Some things I purposely omit, in the exercise of a wise selection, afraid to write what I guarded against speaking; not grudging—for that were wrong—but fearing for my readers, lest they should stumble by taking them in a wrong sense; and, as the proverb says, we should be found 'reaching a sword to a child.' For it is impossible that what has been written should not escape [become known], although remaining unpublished by me. But being always revolved, using the one only voice, that of writing, they answer nothing to him that makes enquiries beyond what is written; for they require of necessity the aid of some one, either of him who wrote, or of some one else who has walked in his footsteps. Some things my treatise will hint; on some it will linger; some it will merely mention. It will try to speak imperceptibly, to exhibit secretly, and to demonstrate silently."[105]

This passage, if it stood alone, would suffice to establish the existence of a secret teaching in the Early Church. But it stands by no means alone. In Chapter

xii. of this same Book I., headed, "The Mysteries of the Faith not to be divulged to all," Clement declares that, since others than the wise may see his work, "it is requisite, therefore, to hide in a Mystery the wisdom spoken, which the Son of God taught." Purified tongue of the speaker, purified ears of the hearer, these were necessary. "Such were the impediments in the way of my writing.

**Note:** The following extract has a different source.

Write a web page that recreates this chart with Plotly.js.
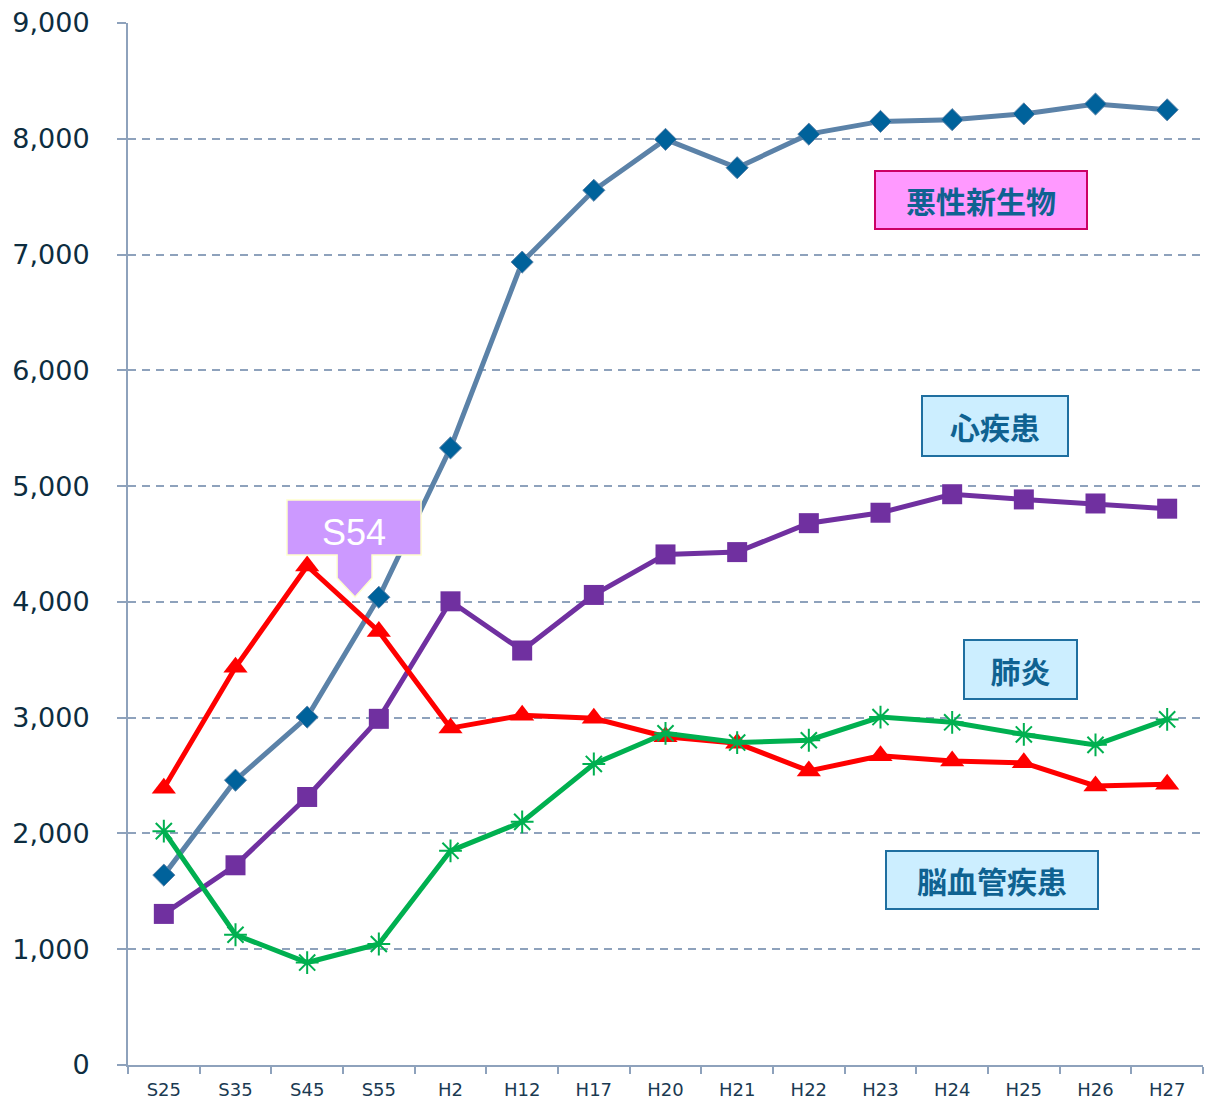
<!DOCTYPE html>
<html>
<head>
<meta charset="utf-8">
<script src="https://cdn.plot.ly/plotly-3.0.1.min.js"></script>
<style>html,body{margin:0;padding:0;background:#fff;}#chart{width:1213px;height:1103px;}</style>
</head>
<body>
<div id="chart"></div>
<script>
// Categories (Japanese era years)
const categories = ["S25","S35","S45","S55","H2","H12","H17","H20","H21","H22","H23","H24","H25","H26","H27"];

// Series values
const malignant   = [1640, 2460, 3005, 4040, 5330, 6935, 7555, 7995, 7750, 8040, 8150, 8165, 8215, 8300, 8250]; // 悪性新生物
const heart       = [1305, 1725, 2315, 2990, 4005, 3580, 4060, 4410, 4430, 4680, 4770, 4930, 4885, 4850, 4805]; // 心疾患
const cerebro     = [2390, 3435, 4310, 3745, 2910, 3020, 2995, 2835, 2780, 2540, 2670, 2625, 2610, 2410, 2425]; // 脳血管疾患
const pneumonia   = [2020, 1125, 885, 1045, 1850, 2100, 2600, 2865, 2785, 2805, 3005, 2960, 2855, 2765, 2985]; // 肺炎

const yTickVals = [0,1000,2000,3000,4000,5000,6000,7000,8000,9000];
const yTickText = ["0","1,000","2,000","3,000","4,000","5,000","6,000","7,000","8,000","9,000"];

const axisColor = '#8ea2bc';
const labelBlue = '#0f6291';

const traces = [
  {
    x: categories, y: malignant, name: '悪性新生物', type: 'scatter', mode: 'lines+markers',
    line: {color: '#5b82a8', width: 5},
    marker: {symbol: 'diamond', size: 17, color: '#00629b', line: {color: '#5b82a8', width: 1}}
  },
  {
    x: categories, y: heart, name: '心疾患', type: 'scatter', mode: 'lines+markers',
    line: {color: '#7030a0', width: 5},
    marker: {symbol: 'square', size: 20, color: '#7030a0'}
  },
  {
    x: categories, y: cerebro, name: '脳血管疾患', type: 'scatter', mode: 'lines+markers',
    line: {color: '#ff0000', width: 5},
    marker: {symbol: 'triangle-up', size: 21, color: '#ff0000'}
  },
  {
    x: categories, y: pneumonia, name: '肺炎', type: 'scatter', mode: 'lines+markers',
    line: {color: '#00b050', width: 5},
    marker: {symbol: 'asterisk-open', size: 19, color: '#00b050', line: {color: '#00b050', width: 2}}
  }
];

function box(text, x, y, w, h, bg, border) {
  return {
    xref: 'paper', yref: 'paper', x: x, y: y, xanchor: 'center', yanchor: 'middle',
    text: '<b>' + text + '</b>', showarrow: false,
    width: w, height: h, bgcolor: bg, bordercolor: border, borderwidth: 2, borderpad: 0,
    font: {family: '"Noto Sans CJK JP", sans-serif', size: 30, color: labelBlue}
  };
}

const layout = {
  width: 1213, height: 1103,
  margin: {l: 128, r: 10, t: 23, b: 38, pad: 0},
  paper_bgcolor: '#ffffff', plot_bgcolor: '#ffffff',
  showlegend: false,
  xaxis: {
    type: 'category', categoryorder: 'array', categoryarray: categories,
    range: [-0.5, 14.5],
    showline: true, linecolor: axisColor, linewidth: 2,
    ticks: 'outside', tickson: 'boundaries', ticklen: 7, tickwidth: 2, tickcolor: axisColor,
    ticklabelstandoff: 7,
    showgrid: false, zeroline: false,
    tickfont: {family: '"DejaVu Sans", Verdana, sans-serif', size: 18, color: '#1a3a52'}
  },
  yaxis: {
    range: [0, 9000], tickmode: 'array', tickvals: yTickVals, ticktext: yTickText,
    showline: true, linecolor: axisColor, linewidth: 2,
    ticks: 'outside', ticklen: 9, tickwidth: 2, tickcolor: axisColor,
    ticklabelstandoff: 22,
    showgrid: true, gridcolor: axisColor, gridwidth: 2, griddash: '8px,6px',
    zeroline: false,
    tickfont: {family: '"DejaVu Sans", Verdana, sans-serif', size: 27, color: '#0d2d40'}
  },
  shapes: [
    {
      type: 'path', xref: 'paper', yref: 'paper', layer: 'above',
      path: 'M 0.1479 0.5422 L 0.2726 0.5422 L 0.2726 0.4894 L 0.2270 0.4894 L 0.2270 0.4674 L 0.2112 0.4492 L 0.1945 0.4674 L 0.1945 0.4894 L 0.1479 0.4894 Z',
      fillcolor: '#cc99ff', line: {color: '#ffffcc', width: 1.5}
    }
  ],
  annotations: [
    {
      xref: 'paper', yref: 'paper', x: 0.2102, y: 0.5115, xanchor: 'center', yanchor: 'middle',
      text: 'S54', showarrow: false,
      font: {family: '"Liberation Sans", Arial, sans-serif', size: 36, color: '#ffffff'}
    },
    box('悪性新生物', 0.7935, 0.8301, 210, 56, '#ff99ff', '#cc0066'),
    box('心疾患', 0.8065, 0.6132, 144, 58, '#cceeff', '#1f6fa0'),
    box('肺炎', 0.8302, 0.3796, 111, 57, '#cceeff', '#1f6fa0'),
    box('脳血管疾患', 0.8037, 0.1775, 210, 56, '#cceeff', '#1f6fa0')
  ]
};

Plotly.newPlot('chart', traces, layout, {displayModeBar: false, staticPlot: true});
</script>
</body>
</html>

And even now I fear, as it is said, 'to cast the pearls before swine, lest they tread them under foot and turn and rend us.' For it is difficult to exhibit the really pure and transparent words respecting the true light, to swinish and untrained hearers. For scarcely could anything which they could hear be more ludicrous than these to the multitude; nor any subjects on the other hand more admirable or more inspiring to those of noble nature. But the wise do not utter with their mouth what they reason in council. 'But what ye hear in the ear,' said the Lord, 'proclaim upon the houses'; bidding them receive the secret traditions of the true knowledge, and expound them aloft

and conspicuously; and as we have heard in the ear, so to deliver them to whom it is requisite; but not enjoining us to communicate to all without distinction, what is said to them in parables. But there is only a delineation in the memoranda, which have the truth sown sparse and broadcast, that it may escape the notice of those who pick up seeds like jackdaws; but when they find a good husbandman, each one of them will germinate and will produce corn."

Clement might have added that to "proclaim upon the houses" was to proclaim or expound in the assembly of the Perfect, the Initiated, and by no means to shout aloud to the man in the street.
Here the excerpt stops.